# CHALLENGE
State how many lines in these records contain the word "this", and nothing else.
·····
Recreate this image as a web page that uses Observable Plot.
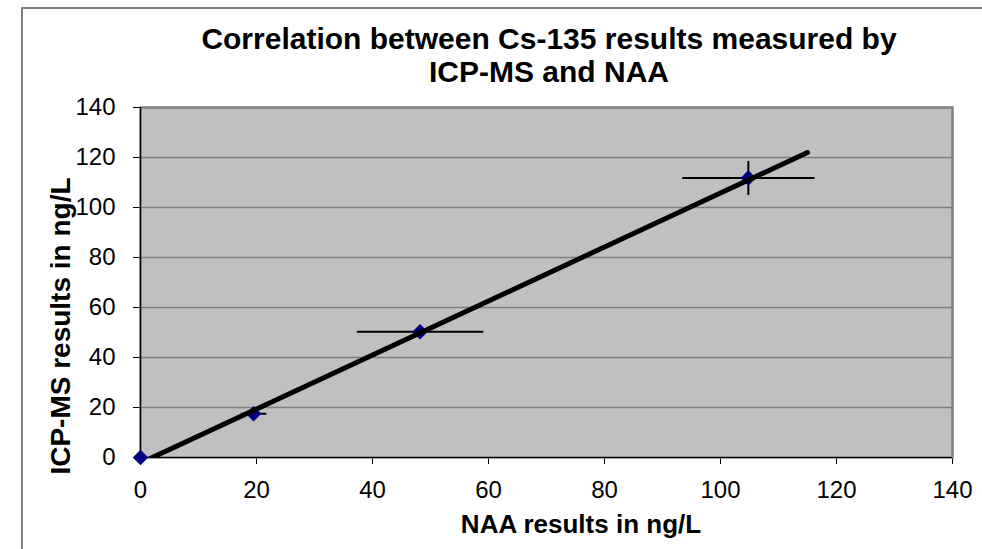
<!DOCTYPE html>
<html><head><meta charset="utf-8">
<script src="https://cdn.jsdelivr.net/npm/d3@7"></script>
<script src="https://cdn.jsdelivr.net/npm/@observablehq/plot@0.6"></script>
<style>
html,body{margin:0;padding:0;background:#fff;overflow:hidden;}
#wrap{position:relative;width:982px;height:549px;overflow:hidden;font-family:"Liberation Sans",Arial,sans-serif;color:#000;}
#frame{position:absolute;left:21px;top:7px;width:1000px;height:600px;border:2px solid #808080;box-sizing:border-box;}
#chart{position:absolute;left:0;top:0;}
#title{position:absolute;left:49px;width:1000px;top:22px;text-align:center;font-weight:bold;font-size:30px;line-height:33px;white-space:nowrap;}
#xtitle{position:absolute;left:381px;width:400px;top:511px;text-align:center;font-weight:bold;font-size:26px;line-height:26px;}
#ytitle{position:absolute;left:-139px;width:400px;top:312px;height:28px;text-align:center;font-weight:bold;font-size:28px;line-height:28px;transform:rotate(-90deg);transform-origin:50% 50%;white-space:nowrap;}
</style></head>
<body>
<div id="wrap">
  <div id="frame"></div>
  <div id="chart"></div>
  <div id="title">Correlation between Cs-135 results measured by<br>ICP-MS and NAA</div>
  <div id="xtitle">NAA results in ng/L</div>
  <div id="ytitle">ICP-MS results in ng/L</div>
</div>
<script>
// Data
const naa    = [0, 19.5, 48.2, 104.8];   // NAA results (x)
const icp    = [0, 17.5, 50.3, 111.8];   // ICP-MS results (y)
const naaErr = [0, 2.2, 10.9, 11.4];     // horizontal error (±)
const icpErr = [0, 0, 0, 6.8];           // vertical error (±)
const trendNaa = [0, 115];               // linear trendline x extent
const trendIcp = [-2.2, 122];            // linear trendline y values
const xTicks = [0, 20, 40, 60, 80, 100, 120, 140];
const yTicks = [0, 20, 40, 60, 80, 100, 120, 140];

const pts = naa.map((x, i) => ({x, y: icp[i], ex: naaErr[i], ey: icpErr[i]}));
const trend = trendNaa.map((x, i) => ({x, y: trendIcp[i]}));

const chart = Plot.plot({
  width: 982,
  height: 549,
  marginLeft: 140,
  marginRight: 30,
  marginTop: 107,
  marginBottom: 92,
  style: {background: "transparent", fontFamily: "'Liberation Sans', Arial, sans-serif", fontSize: "24px", color: "#000", overflow: "visible"},
  x: {domain: [0, 140], ticks: xTicks, tickSize: 7, tickPadding: 16, label: null, tickFormat: d => d},
  y: {domain: [0, 140], ticks: yTicks, tickSize: 7, tickPadding: 18, label: null, tickFormat: d => d},
  marks: [
    Plot.frame({fill: "#c0c0c0", stroke: "#808080", strokeWidth: 2.5}),
    Plot.ruleY(yTicks.filter(v => v > 0 && v < 140), {stroke: "#808080", strokeWidth: 1.5}),
    Plot.ruleY([0], {stroke: "#000", strokeWidth: 1.2}),
    Plot.ruleX([0], {stroke: "#000", strokeWidth: 1.2}),
    Plot.link(pts.filter(d => d.ex > 0), {x1: d => d.x - d.ex, x2: d => d.x + d.ex, y1: "y", y2: "y", stroke: "#000", strokeWidth: 2}),
    Plot.link(pts.filter(d => d.ey > 0), {x1: "x", x2: "x", y1: d => d.y - d.ey, y2: d => d.y + d.ey, stroke: "#000", strokeWidth: 2}),
    Plot.dot(pts, {x: "x", y: "y", symbol: "diamond2", r: 7, fill: "#000080", stroke: "none"}),
    Plot.line(trend, {x: "x", y: "y", stroke: "#000", strokeWidth: 5, strokeLinecap: "round", clip: true})
  ]
});
document.getElementById("chart").appendChild(chart);
</script>
</body></html>
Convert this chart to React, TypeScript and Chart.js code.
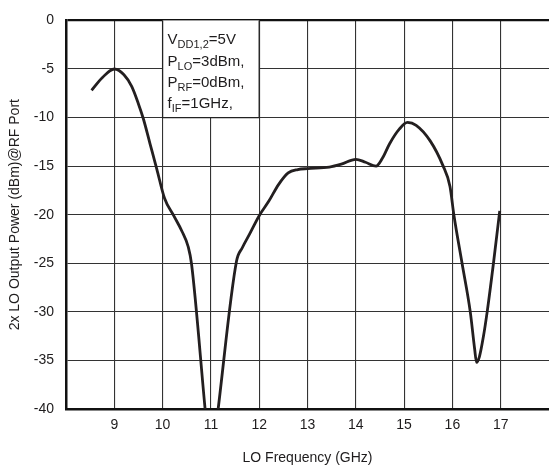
·····
# RESULT BELOW
2